*MATERIAL FOR THE TASK*
----------------
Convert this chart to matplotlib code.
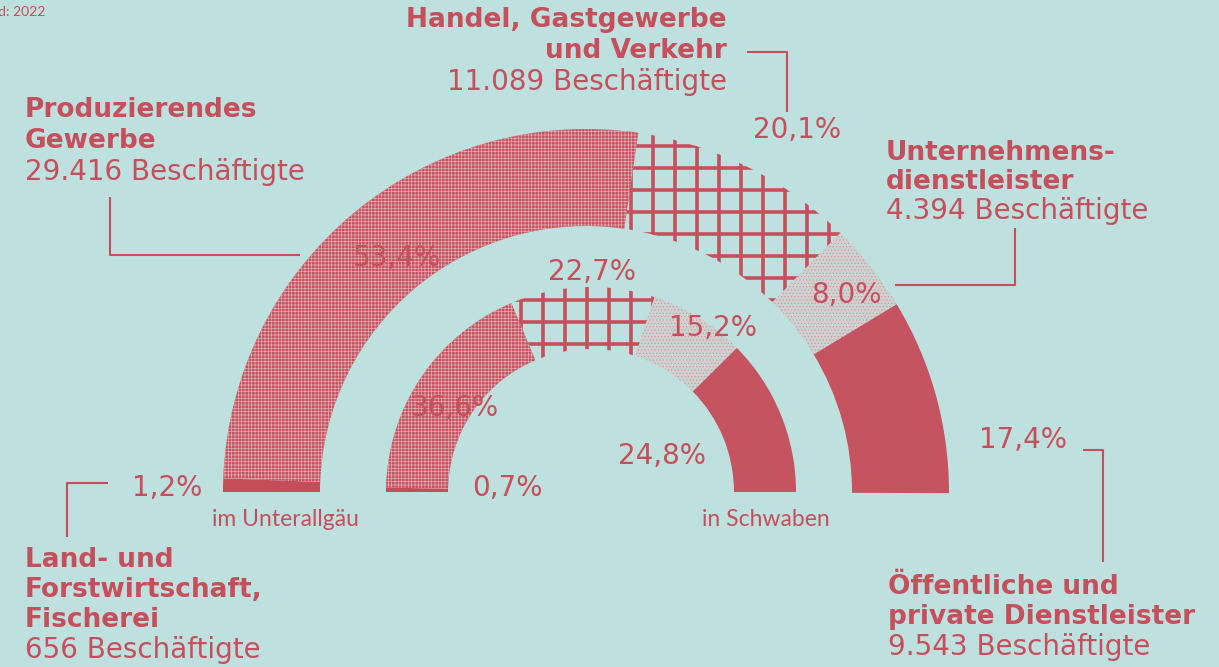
import numpy as np
import matplotlib.pyplot as plt
from matplotlib.patches import Wedge
from matplotlib.collections import LineCollection

W, H = 1219, 667
BG = '#bee0de'
RED = '#c5505c'

# Anteile der Beschäftigten nach Wirtschaftsbereich (Stand 2022)
categories = ['Land- und Forstwirtschaft, Fischerei', 'Produzierendes Gewerbe',
              'Handel, Gastgewerbe und Verkehr', 'Unternehmensdienstleister',
              'Öffentliche und private Dienstleister']
share_unterallgaeu = [1.2, 53.4, 20.1, 8.0, 17.4]
share_schwaben = [0.7, 36.6, 22.7, 15.2, 24.8]
employees_unterallgaeu = ['656', '29.416', '11.089', '4.394', '9.543']

plt.rcParams['hatch.linewidth'] = 0.5
plt.rcParams['font.family'] = ['DejaVu Sans']

fig = plt.figure(figsize=(W / 100, H / 100), dpi=100, facecolor=BG)
ax = fig.add_axes([0, 0, 1, 1])
ax.set_xlim(0, W)
ax.set_ylim(0, H)
ax.set_aspect('equal')
ax.axis('off')


def Y(y_px):
    return H - y_px


def grid_clip(ax, clip, cx, cy, r_out):
    # Gitterlinien fuer "Handel", auf das Segment beschnitten
    xs = np.arange(653 - 22 * 30, cx + r_out, 22)
    ys = np.arange(Y(168) - 22 * 30, cy + r_out + 22, 22)
    segs = [[(x, cy - 5), (x, cy + r_out + 10)] for x in xs if x > cx - r_out - 10]
    segs += [[(cx - r_out - 10, y), (cx + r_out + 10, y)] for y in ys if y > cy - 5]
    lc = LineCollection(segs, colors=RED, linewidths=2.6)
    ax.add_collection(lc)
    lc.set_clip_path(clip)


def draw_ring(ax, shares, cx, cy, r_out, width):
    start = 180.0
    for i, s in enumerate(shares):
        span = 180.0 * s / 100.0
        t1, t2 = start - span, start
        start = t1
        if i == 0:
            ax.add_patch(Wedge((cx, cy), r_out, t1, t2, width=width, facecolor='#c44d59', lw=0))
        elif i == 1:
            ax.add_patch(Wedge((cx, cy), r_out, t1, t2, width=width, facecolor='#c65360', lw=0))
            ax.add_patch(Wedge((cx, cy), r_out, t1, t2, width=width, fill=False,
                               hatch='+++++', edgecolor='#e3aeb3', lw=0))
        elif i == 2:
            clip = Wedge((cx, cy), r_out, t1, t2, width=width, facecolor='none', edgecolor='none')
            ax.add_patch(clip)
            grid_clip(ax, clip, cx, cy, r_out)
        elif i == 3:
            ax.add_patch(Wedge((cx, cy), r_out, t1, t2, width=width, facecolor='#ccd2d2', lw=0))
            ax.add_patch(Wedge((cx, cy), r_out, t1, t2, width=width, fill=False,
                               hatch='.....', edgecolor='#d8959c', lw=0))
        else:
            ax.add_patch(Wedge((cx, cy), r_out, t1, t2, width=width, facecolor='#c55460', lw=0))


draw_ring(ax, share_unterallgaeu, 586, Y(492), 363, 97)
draw_ring(ax, share_schwaben, 591, Y(492), 205, 62)


def pct(v):
    return f"{v:.1f}".replace('.', ',') + '%'


# Prozentwerte
pct_kw = dict(color=RED, fontsize=20, va='center')
out_pos = [(202, 488, 'right'), (397, 258, 'center'), (797, 130, 'center'),
           (846, 295, 'center'), (1023, 440, 'center')]
in_pos = [(507, 488, 'center'), (455, 408, 'center'), (592, 272, 'center'),
          (713, 328, 'center'), (662, 456, 'center')]
for v, (x, y, ha) in zip(share_unterallgaeu, out_pos):
    ax.text(x, Y(y), pct(v), ha=ha, **pct_kw)
for v, (x, y, ha) in zip(share_schwaben, in_pos):
    ax.text(x, Y(y), pct(v), ha=ha, **pct_kw)


def block(x, y0, lines, n_bold, ha='left', dy=31):
    for k, line in enumerate(lines):
        bold = k < n_bold
        ax.text(x, Y(y0 + k * dy), line, ha=ha, va='center', color=RED,
                fontsize=19 if bold else 20,
                fontweight='bold' if bold else 'normal')


block(727, 20, ['Handel, Gastgewerbe', 'und Verkehr',
                f'{employees_unterallgaeu[2]} Beschäftigte'], 2, ha='right')
block(25, 110, ['Produzierendes', 'Gewerbe', f'{employees_unterallgaeu[1]} Beschäftigte'], 2)
block(886, 153, ['Unternehmens-', 'dienstleister', f'{employees_unterallgaeu[3]} Beschäftigte'], 2, dy=29)
block(888, 587, ['Öffentliche und', 'private Dienstleister',
                 f'{employees_unterallgaeu[4]} Beschäftigte'], 2, dy=30)
block(25, 560, ['Land- und', 'Forstwirtschaft,', 'Fischerei',
                f'{employees_unterallgaeu[0]} Beschäftigte'], 3, dy=30)

# Verbindungslinien
lk = dict(color=RED, lw=1.5, solid_capstyle='butt')
ax.plot([747, 787, 787], [Y(52), Y(52), Y(112)], **lk)
ax.plot([110, 110, 300], [Y(197), Y(255), Y(255)], **lk)
ax.plot([1015, 1015, 895], [Y(228), Y(285), Y(285)], **lk)
ax.plot([1083, 1103, 1103], [Y(450), Y(450), Y(562)], **lk)
ax.plot([108, 67, 67], [Y(483), Y(483), Y(537)], **lk)

# Ring-Beschriftungen
ax.text(285, Y(519), 'im Unterallgäu', ha='center', va='center', color=RED,
        fontsize=16.5, family='Lato')
ax.text(766, Y(519), 'in Schwaben', ha='center', va='center', color=RED,
        fontsize=16.5, family='Lato')
ax.text(45, Y(12), 'Stand: 2022', ha='right', va='center', color=RED,
        fontsize=10, family='Lato')

fig.savefig('out.png', dpi=100, facecolor=BG)
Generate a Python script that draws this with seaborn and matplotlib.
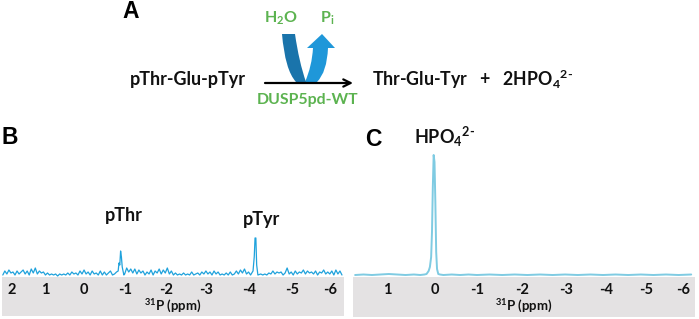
import matplotlib
matplotlib.use('Agg')
import matplotlib.pyplot as plt
import seaborn as sns
from matplotlib.patches import PathPatch, Rectangle, FancyArrowPatch
from matplotlib.path import Path

sns.set_theme(style='white')
plt.rcParams['font.family'] = ['Lato', 'DejaVu Sans']
plt.rcParams['mathtext.fontset'] = 'custom'
plt.rcParams['mathtext.rm'] = 'Lato:bold'
plt.rcParams['mathtext.it'] = 'Lato:bold'
plt.rcParams['mathtext.bf'] = 'Lato:bold'
plt.rcParams['mathtext.default'] = 'rm'

# spectrum B
ppm_b = [2.0, 1.95, 1.9, 1.85, 1.8, 1.75, 1.7, 1.65, 1.6, 1.55, 1.5, 1.45, 1.4, 1.35, 1.3, 1.25, 1.2, 1.15, 1.1, 1.05,
         1.0, 0.95, 0.9, 0.85, 0.8, 0.75, 0.7, 0.65, 0.6, 0.55, 0.5, 0.45, 0.4, 0.35, 0.3, 0.25, 0.2, 0.15, 0.1, 0.05,
         0.0, -0.05, -0.1, -0.15, -0.2, -0.25, -0.3, -0.35, -0.4, -0.45, -0.5, -0.55, -0.6, -0.65, -0.7, -0.75, -0.8,
         -0.84, -0.86, -0.88, -0.9, -0.92, -0.94, -0.98,
         -1.0, -1.05, -1.1, -1.15, -1.2, -1.25, -1.3, -1.35, -1.4, -1.45, -1.5, -1.55, -1.6, -1.65, -1.7, -1.75, -1.8,
         -1.85, -1.9, -1.95,
         -2.0, -2.05, -2.1, -2.15, -2.2, -2.25, -2.3, -2.35, -2.4, -2.45, -2.5, -2.55, -2.6, -2.65, -2.7, -2.75, -2.8,
         -2.85, -2.9, -2.95,
         -3.0, -3.05, -3.1, -3.15, -3.2, -3.25, -3.3, -3.35, -3.4, -3.45, -3.5, -3.55, -3.6, -3.65, -3.7, -3.75, -3.8,
         -3.85, -3.9, -3.95,
         -4.0, -4.05, -4.1, -4.16, -4.19, -4.21, -4.23, -4.25, -4.28,
         -4.35, -4.4, -4.45, -4.5, -4.55, -4.6, -4.65, -4.7, -4.75, -4.8, -4.85, -4.9, -4.95,
         -5.0, -5.05, -5.1, -5.15, -5.2, -5.25, -5.3, -5.35, -5.4, -5.45, -5.5, -5.55, -5.6, -5.65, -5.7, -5.75, -5.8,
         -5.85, -5.9, -5.95,
         -6.0, -6.05, -6.1, -6.15, -6.2, -6.25, -6.3, -6.35]
intensity_b = [2, 6, 3, 7, 4, 5, 2, 6, 3, 5, 7, 3, 6, 2, 8, 4, 9, 3, 6, 4,
               5, 2, 4, 2, 3, 2, 3, 1, 3, 2, 3, 2, 4, 2, 5, 3, 4, 2, 6, 3,
               7, 3, 5, 2, 6, 3, 4, 2, 6, 2, 5, 2, 4, 6, 2, 3, 5,
               6, 14, 12, 26, 20, 10, 2,
               3, 9, 5, 8, 4, 8, 3, 7, 4, 6, 2, 5, 3, 7, 2, 6, 4,
               8, 3, 7,
               4, 9, 3, 6, 2, 4, 2, 3, 2, 4, 2, 3, 2, 5, 2, 3, 4,
               2, 5, 3,
               6, 3, 5, 2, 6, 3, 5, 2, 3, 2, 4, 2, 5, 2, 3, 6, 3,
               7, 4, 8,
               3, 5, 2, 6, 20, 39, 39, 12, 2,
               3, 2, 3, 2, 4, 3, 6, 3, 5, 4, 5, 2, 4,
               9, 3, 5, 2, 6, 3, 5, 4, 7, 3, 6, 4, 5, 3, 6, 2, 5,
               4, 7, 3,
               5, 3, 6, 2, 7, 3, 6, 2]

# spectrum C
ppm_c = [1.9, 1.7, 1.5, 1.3, 1.1, 0.9, 0.7, 0.5, 0.35, 0.25, 0.2, 0.15, 0.12, 0.09, 0.07, 0.05, 0.03, 0.01,
         -0.01, -0.03, -0.05, -0.08, -0.12, -0.2, -0.4, -0.6, -0.8, -1.0, -1.3, -1.6, -1.9, -2.2, -2.5, -2.8,
         -3.1, -3.4, -3.7, -4.0, -4.3, -4.6, -4.9, -5.2, -5.5, -5.8, -6.1]
intensity_c = [2, 2.5, 2, 2.5, 3, 2.5, 2, 2.5, 2, 2.5, 3, 6, 10, 20, 45, 90, 122, 115,
               75, 25, 8, 3, 2.5, 2, 2.5, 2, 2.5, 2, 2.5, 2, 2.5, 2, 2.5, 2,
               2.5, 2, 2.5, 2, 2.5, 2, 2.5, 2, 2.5, 2, 2.5]

ticks_b = [1.78, 0.96, 0.0, -1.01, -2.02, -3.0, -4.07, -5.13, -6.05]
tick_labels_b = ['2', '1', '0', '-1', '-2', '-3', '-4', '-5', '-6']
ticks_c = [1.14, 0.0, -1.0, -2.07, -3.12, -4.07, -5.02, -5.9]
tick_labels_c = ['1', '0', '-1', '-2', '-3', '-4', '-5', '-6']

W, H = 699, 319
fig = plt.figure(figsize=(W / 100, H / 100), dpi=100, facecolor='white')

# pixel-coordinate layer for the scheme and grey strips
bg = fig.add_axes([0, 0, 1, 1], zorder=0)
bg.set_xlim(0, W)
bg.set_ylim(H, 0)
bg.axis('off')
bg.add_patch(Rectangle((2, 277), 342, 39, color='#e4e2e3', lw=0))
bg.add_patch(Rectangle((353, 277), 342, 40, color='#e4e2e3', lw=0))


def panel(left, right, xlim, x, y, color, lw, ticks, labels):
    ax = fig.add_axes([left / W, (H - 277) / H, (right - left) / W, 147 / H], zorder=1)
    ax.patch.set_visible(False)
    sns.lineplot(x=x, y=y, ax=ax, color=color, lw=lw, estimator=None, sort=False)
    ax.set_xlim(*xlim)
    ax.set_ylim(0, 147)
    ax.set_yticks([])
    ax.set_ylabel('')
    ax.set_xticks(ticks)
    ax.set_xticklabels(labels, fontsize=10.5, fontweight='bold', color='#111111')
    ax.tick_params(axis='x', length=0, pad=4)
    ax.set_xlabel('$^{31}$P (ppm)', fontsize=9.5, fontweight='bold', color='#111111', labelpad=1)
    sns.despine(ax=ax, left=True, bottom=True)
    return ax


panel(2, 344, (2.02, -6.4), ppm_b, intensity_b, '#1fa2dc', 0.9, ticks_b, tick_labels_b)
panel(353, 695, (1.95, -6.19), ppm_c, intensity_c, '#7fcbe2', 1.4, ticks_c, tick_labels_c)

# scheme arrows
dark = Path([(282, 34), (285, 70), (296, 82), (306, 82), (299, 62), (295, 34), (282, 34)],
            [Path.MOVETO, Path.CURVE3, Path.CURVE3, Path.LINETO, Path.CURVE3, Path.CURVE3, Path.CLOSEPOLY])
light = Path([(305, 82), (317, 82), (327, 72), (328, 48), (335, 48), (322, 34), (307, 48), (313, 48),
              (312, 66), (305, 82), (305, 82)],
             [Path.MOVETO, Path.LINETO, Path.CURVE3, Path.CURVE3, Path.LINETO, Path.LINETO, Path.LINETO,
              Path.LINETO, Path.CURVE3, Path.CURVE3, Path.CLOSEPOLY])
bg.add_patch(PathPatch(light, facecolor='#1f97d9', lw=0))
bg.add_patch(PathPatch(dark, facecolor='#1a74ab', lw=0))
bg.add_patch(FancyArrowPatch((265, 83), (353, 83), arrowstyle='->', mutation_scale=13, lw=1.6,
                             color='black', shrinkA=0, shrinkB=0))

green = '#5cb350'
black_txt = '#111111'
bold = dict(fontweight='bold', ha='center', va='center')
bg.text(281, 18, 'H$_2$O', color=green, fontsize=11.5, **bold)
bg.text(327, 18, 'P$_i$', color=green, fontsize=11.5, **bold)
bg.text(308, 100, 'DUSP5pd-WT', color=green, fontsize=11.4, **bold)
bg.text(188, 79, 'pThr-Glu-pTyr', color=black_txt, fontsize=13, **bold)
bg.text(372, 79, 'Thr-Glu-Tyr   +   2HPO$_4$$^{2\\text{-}}$', color=black_txt, fontsize=12.8, fontweight='bold',
        ha='left', va='center')
bg.text(124, 216, 'pThr', color=black_txt, fontsize=13, **bold)
bg.text(262, 219, 'pTyr', color=black_txt, fontsize=13, **bold)
bg.text(445, 137, 'HPO$_4$$^{2\\text{-}}$', color=black_txt, fontsize=13, **bold)

letter = dict(fontweight='bold', ha='center', va='center', color='black', fontsize=16.5, family='Liberation Sans')
bg.text(131, 12, 'A', **letter)
bg.text(10, 138, 'B', **letter)
bg.text(373, 139, 'C', **letter)

fig.savefig('out.png', dpi=100)
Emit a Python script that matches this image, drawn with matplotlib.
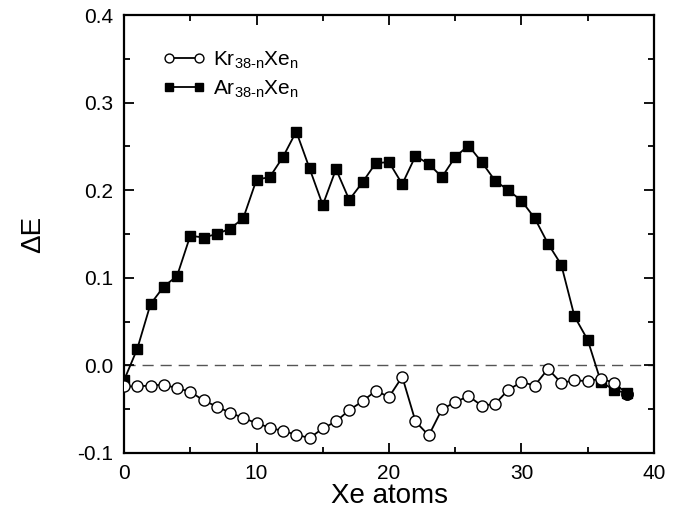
----------------
*WORK TO BE COMPLETED*
Word for word, restate the lines beginning with the one that has "Generate a Python" and ending with the one that has "plt.rcParams['mathtext.default'] = 'rm'". Keep both ends and skip any pictures.

*RESPONSE TO THIS EXERCISE*
Generate a Python script that draws this with seaborn and matplotlib.
import matplotlib
matplotlib.use('Agg')
import matplotlib.pyplot as plt
import seaborn as sns
from matplotlib.patches import PathPatch, Rectangle, FancyArrowPatch
from matplotlib.path import Path

sns.set_theme(style='white')
plt.rcParams['font.family'] = ['Lato', 'DejaVu Sans']
plt.rcParams['mathtext.fontset'] = 'custom'
plt.rcParams['mathtext.rm'] = 'Lato:bold'
plt.rcParams['mathtext.it'] = 'Lato:bold'
plt.rcParams['mathtext.bf'] = 'Lato:bold'
plt.rcParams['mathtext.default'] = 'rm'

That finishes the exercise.